■ Instructions to follow ■
Repeat, exactly and in full, the lines of the listing below, but without any pictures.
——————
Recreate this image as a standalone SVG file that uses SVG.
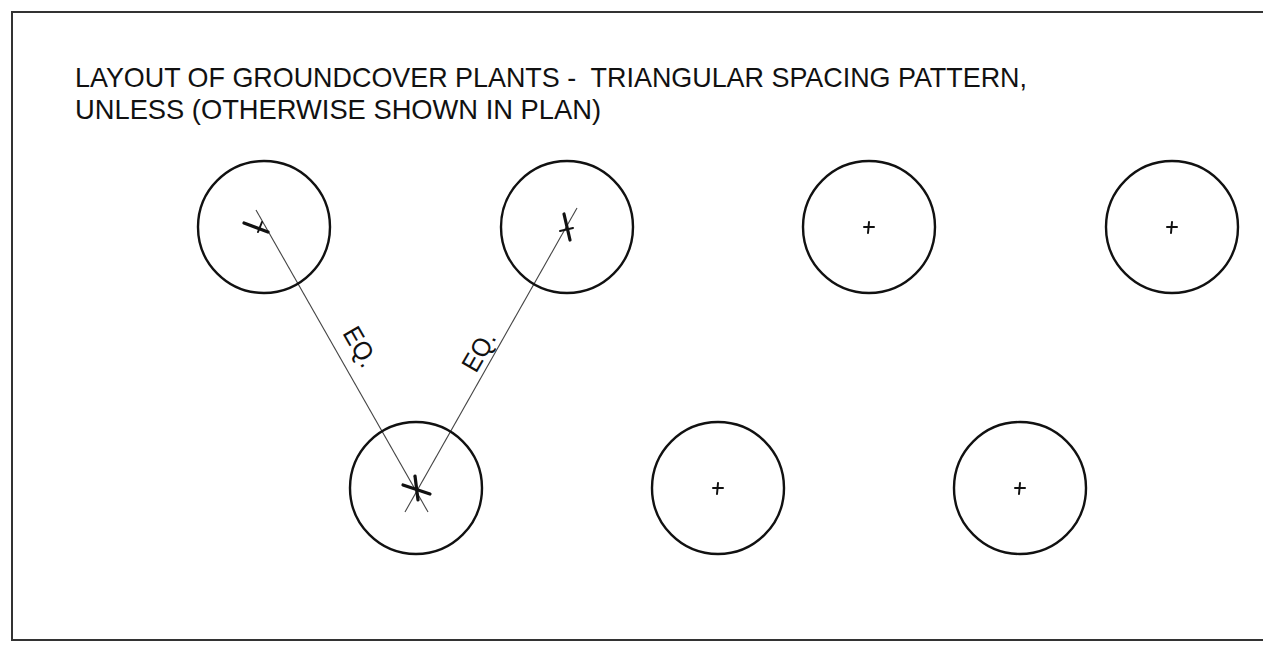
<svg xmlns="http://www.w3.org/2000/svg" width="1263" height="645" viewBox="0 0 1263 645">
<style>
.frame{fill:none;stroke:#333;stroke-width:2}
.plant{fill:none;stroke:#111;stroke-width:2.4}
.mark{stroke:#111;stroke-width:2;stroke-linecap:round}
.heavy{stroke:#111;stroke-width:3.2;stroke-linecap:round}
.dim{stroke:#444;stroke-width:1.1;fill:none}
.title{font-family:"Liberation Sans",Arial,sans-serif;font-size:28px;fill:#111;white-space:pre}
.eq{font-family:"Liberation Sans",Arial,sans-serif;font-size:26px;fill:#111}
</style>
<rect class="frame" x="12" y="12" width="1270" height="628"/>
<g id="title">
<text class="title" x="75" y="87" textLength="952" lengthAdjust="spacingAndGlyphs" xml:space="preserve">LAYOUT OF GROUNDCOVER PLANTS -  TRIANGULAR SPACING PATTERN,</text>
<text class="title" x="75" y="119" textLength="526" lengthAdjust="spacingAndGlyphs">UNLESS (OTHERWISE SHOWN IN PLAN)</text>
</g>
<g id="connectors">
<line class="dim" x1="256" y1="210" x2="428" y2="512"/>
<line class="dim" x1="577" y1="208" x2="405" y2="512"/>
<text class="eq" transform="translate(342,333) rotate(60)" textLength="42" lengthAdjust="spacingAndGlyphs">EQ.</text>
<text class="eq" transform="translate(476,374) rotate(-60)" textLength="42" lengthAdjust="spacingAndGlyphs">EQ.</text>
</g>
<g id="plant1">
<circle class="plant" cx="264" cy="227" r="66"/>
<line class="heavy" x1="244" y1="223" x2="268" y2="232"/>
<line class="mark" x1="262" y1="222" x2="258" y2="232"/>
</g>
<g id="plant2">
<circle class="plant" cx="567" cy="227" r="66"/>
<line class="heavy" x1="564" y1="214" x2="570" y2="240"/>
<line class="mark" x1="560" y1="231" x2="573" y2="228"/>
</g>
<g id="plant3">
<circle class="plant" cx="869" cy="227" r="66"/>
<line class="mark" x1="864" y1="227" x2="874" y2="227"/>
<line class="mark" x1="869" y1="222" x2="868" y2="233"/>
</g>
<g id="plant4">
<circle class="plant" cx="1172" cy="227" r="66"/>
<line class="mark" x1="1167" y1="227" x2="1177" y2="227"/>
<line class="mark" x1="1172" y1="222" x2="1171" y2="233"/>
</g>
<g id="plant5">
<circle class="plant" cx="416" cy="488" r="66"/>
<line class="heavy" x1="403" y1="485" x2="430" y2="494"/>
<line class="heavy" x1="415" y1="476" x2="418" y2="500"/>
</g>
<g id="plant6">
<circle class="plant" cx="718" cy="488" r="66"/>
<line class="mark" x1="713" y1="488" x2="723" y2="488"/>
<line class="mark" x1="718" y1="483" x2="717" y2="494"/>
</g>
<g id="plant7">
<circle class="plant" cx="1020" cy="488" r="66"/>
<line class="mark" x1="1015" y1="488" x2="1025" y2="488"/>
<line class="mark" x1="1020" y1="483" x2="1019" y2="494"/>
</g>
</svg>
——————
■ Task answer ■
Recreate this image as a standalone SVG file that uses SVG.
<svg xmlns="http://www.w3.org/2000/svg" width="1263" height="645" viewBox="0 0 1263 645">
<style>
.frame{fill:none;stroke:#333;stroke-width:2}
.plant{fill:none;stroke:#111;stroke-width:2.4}
.mark{stroke:#111;stroke-width:2;stroke-linecap:round}
.heavy{stroke:#111;stroke-width:3.2;stroke-linecap:round}
.dim{stroke:#444;stroke-width:1.1;fill:none}
.title{font-family:"Liberation Sans",Arial,sans-serif;font-size:28px;fill:#111;white-space:pre}
.eq{font-family:"Liberation Sans",Arial,sans-serif;font-size:26px;fill:#111}
</style>
<rect class="frame" x="12" y="12" width="1270" height="628"/>
<g id="title">
<text class="title" x="75" y="87" textLength="952" lengthAdjust="spacingAndGlyphs" xml:space="preserve">LAYOUT OF GROUNDCOVER PLANTS -  TRIANGULAR SPACING PATTERN,</text>
<text class="title" x="75" y="119" textLength="526" lengthAdjust="spacingAndGlyphs">UNLESS (OTHERWISE SHOWN IN PLAN)</text>
</g>
<g id="connectors">
<line class="dim" x1="256" y1="210" x2="428" y2="512"/>
<line class="dim" x1="577" y1="208" x2="405" y2="512"/>
<text class="eq" transform="translate(342,333) rotate(60)" textLength="42" lengthAdjust="spacingAndGlyphs">EQ.</text>
<text class="eq" transform="translate(476,374) rotate(-60)" textLength="42" lengthAdjust="spacingAndGlyphs">EQ.</text>
</g>
<g id="plant1">
<circle class="plant" cx="264" cy="227" r="66"/>
<line class="heavy" x1="244" y1="223" x2="268" y2="232"/>
<line class="mark" x1="262" y1="222" x2="258" y2="232"/>
</g>
<g id="plant2">
<circle class="plant" cx="567" cy="227" r="66"/>
<line class="heavy" x1="564" y1="214" x2="570" y2="240"/>
<line class="mark" x1="560" y1="231" x2="573" y2="228"/>
</g>
<g id="plant3">
<circle class="plant" cx="869" cy="227" r="66"/>
<line class="mark" x1="864" y1="227" x2="874" y2="227"/>
<line class="mark" x1="869" y1="222" x2="868" y2="233"/>
</g>
<g id="plant4">
<circle class="plant" cx="1172" cy="227" r="66"/>
<line class="mark" x1="1167" y1="227" x2="1177" y2="227"/>
<line class="mark" x1="1172" y1="222" x2="1171" y2="233"/>
</g>
<g id="plant5">
<circle class="plant" cx="416" cy="488" r="66"/>
<line class="heavy" x1="403" y1="485" x2="430" y2="494"/>
<line class="heavy" x1="415" y1="476" x2="418" y2="500"/>
</g>
<g id="plant6">
<circle class="plant" cx="718" cy="488" r="66"/>
<line class="mark" x1="713" y1="488" x2="723" y2="488"/>
<line class="mark" x1="718" y1="483" x2="717" y2="494"/>
</g>
<g id="plant7">
<circle class="plant" cx="1020" cy="488" r="66"/>
<line class="mark" x1="1015" y1="488" x2="1025" y2="488"/>
<line class="mark" x1="1020" y1="483" x2="1019" y2="494"/>
</g>
</svg>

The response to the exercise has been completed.